Yes, Abe does make sure that he is looking the best with the most popular clothing lines and styles according to what everyone loves and lusts over, but he puts his own spin on it. That is why I think these two articles can relate at some levels, but mostly are on the opposite spectrum. There isn’t one line in the Chabon article that suggests that Abe wants to be a follower. From what I see he wants to learn and eventually be one of the trend setters. Unlike Abe, Gay seems to want to fit in rather than being that trend setter and that is where I think the line gets crossed between these two societal driven views.

Chabon post

There are so many possibilities for self-definition. However, in this context, Abe seems to be offered a lot at such a young age even though he says he is “working” for the clothes that he wears. He is awarded things and is able to take them and turn them into something great. Not many kids are awarded things from their parents because of certain situations and most of all, are not able to go to fashion week in another country. I feel like his opportunity was perfect for him because his family was able to give him what he wanted, and what he wanted is out of reach even for a lot of adults. There could be millions of other kids out there that are similar to Abe, but can’t afford his lifestyle. 
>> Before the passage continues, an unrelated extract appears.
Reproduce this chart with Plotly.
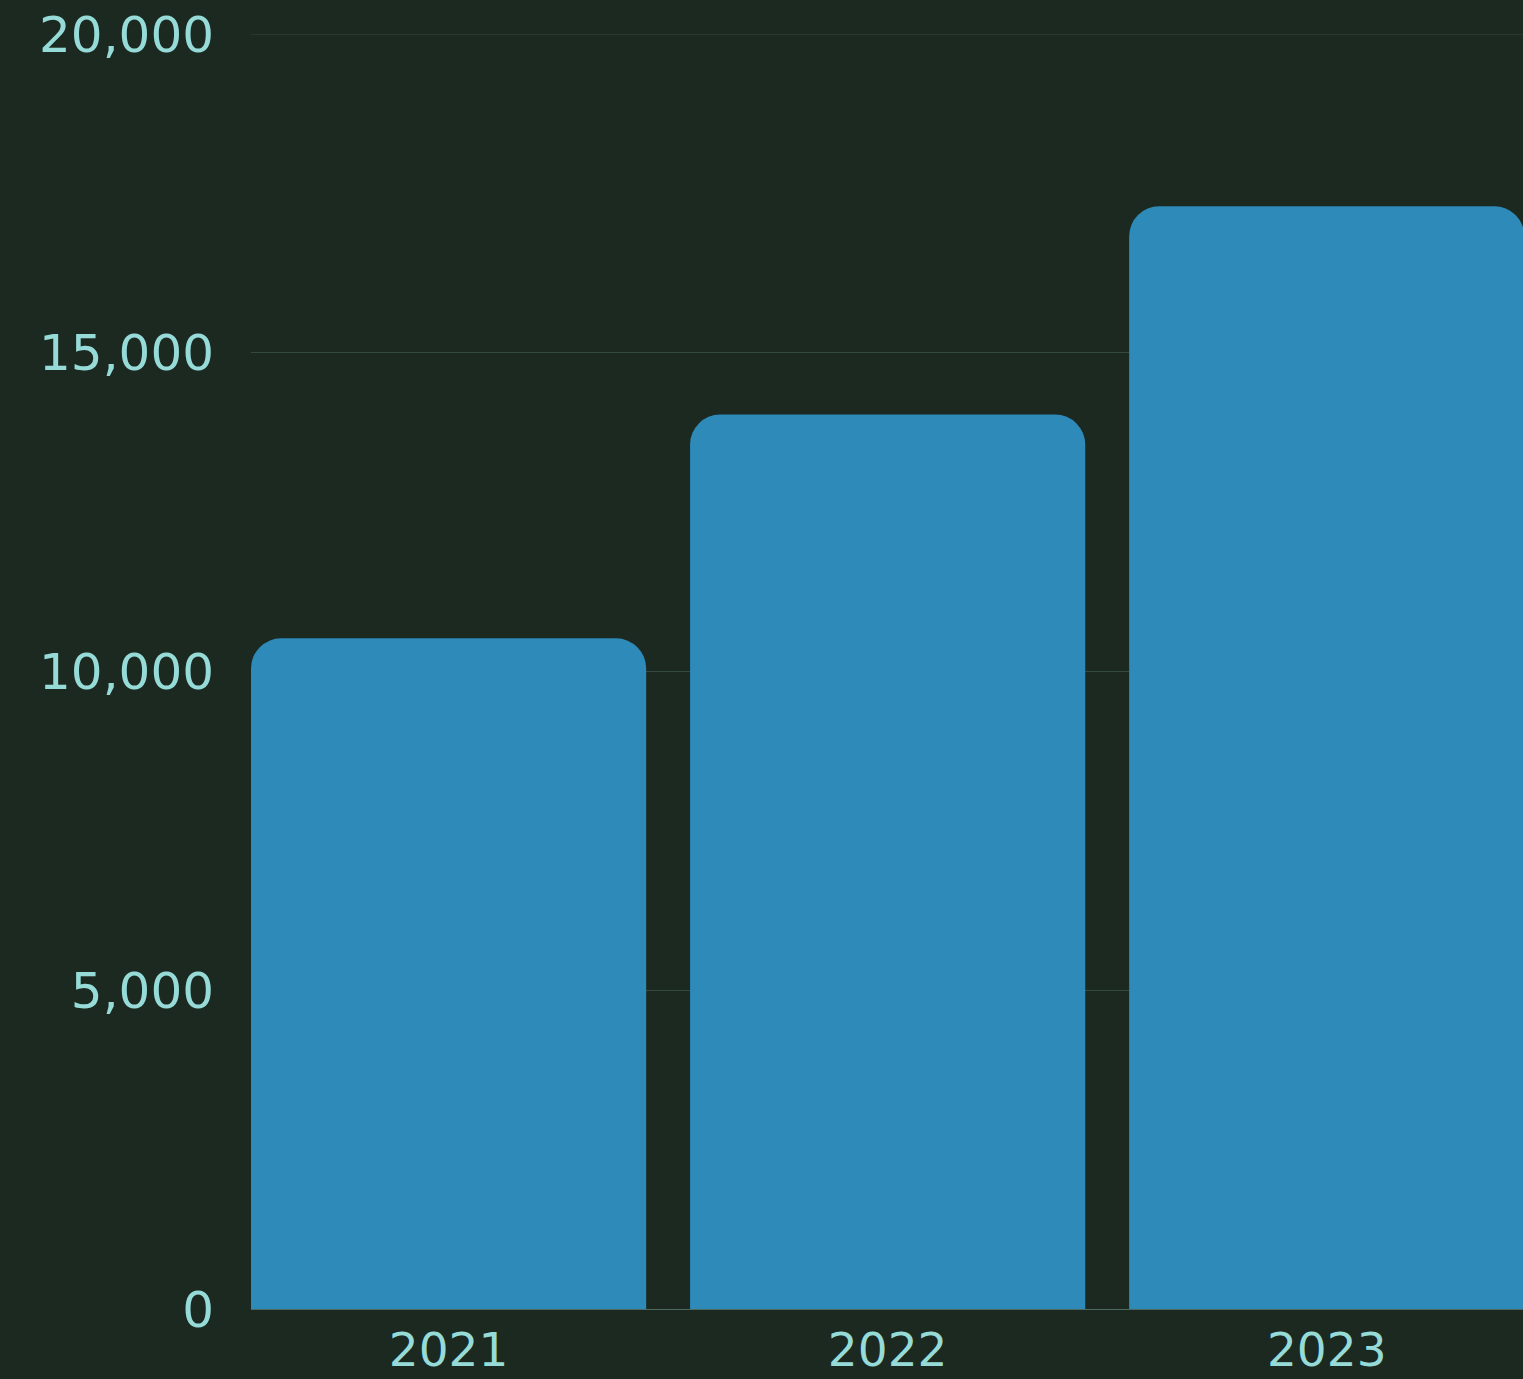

One thing that stood out to me was, “Abe almost always found a way to mention the leaf-raking and drawer-organizing, conscious of the atmosphere of privilege and extravagance that permeated the world of fashion..”(pg. 2) I feel he makes it a point to bring up that because he does his chores, he is able to keep up with his expensive lifestyle at 13 years old and is aware that most younger kids are not awarded anything and when they are it’s some spare change. I think he understands the opportunity that he has, but almost feels the need to justify the fact that he is a little spoiled. 

Abe is given a lot of freedom to express himself because of the choices that his parents make raising their children. To a point, most people are able to express themselves the way they want to, but there are certain limitations that come with that if they don’t have the opportunity that Abe does.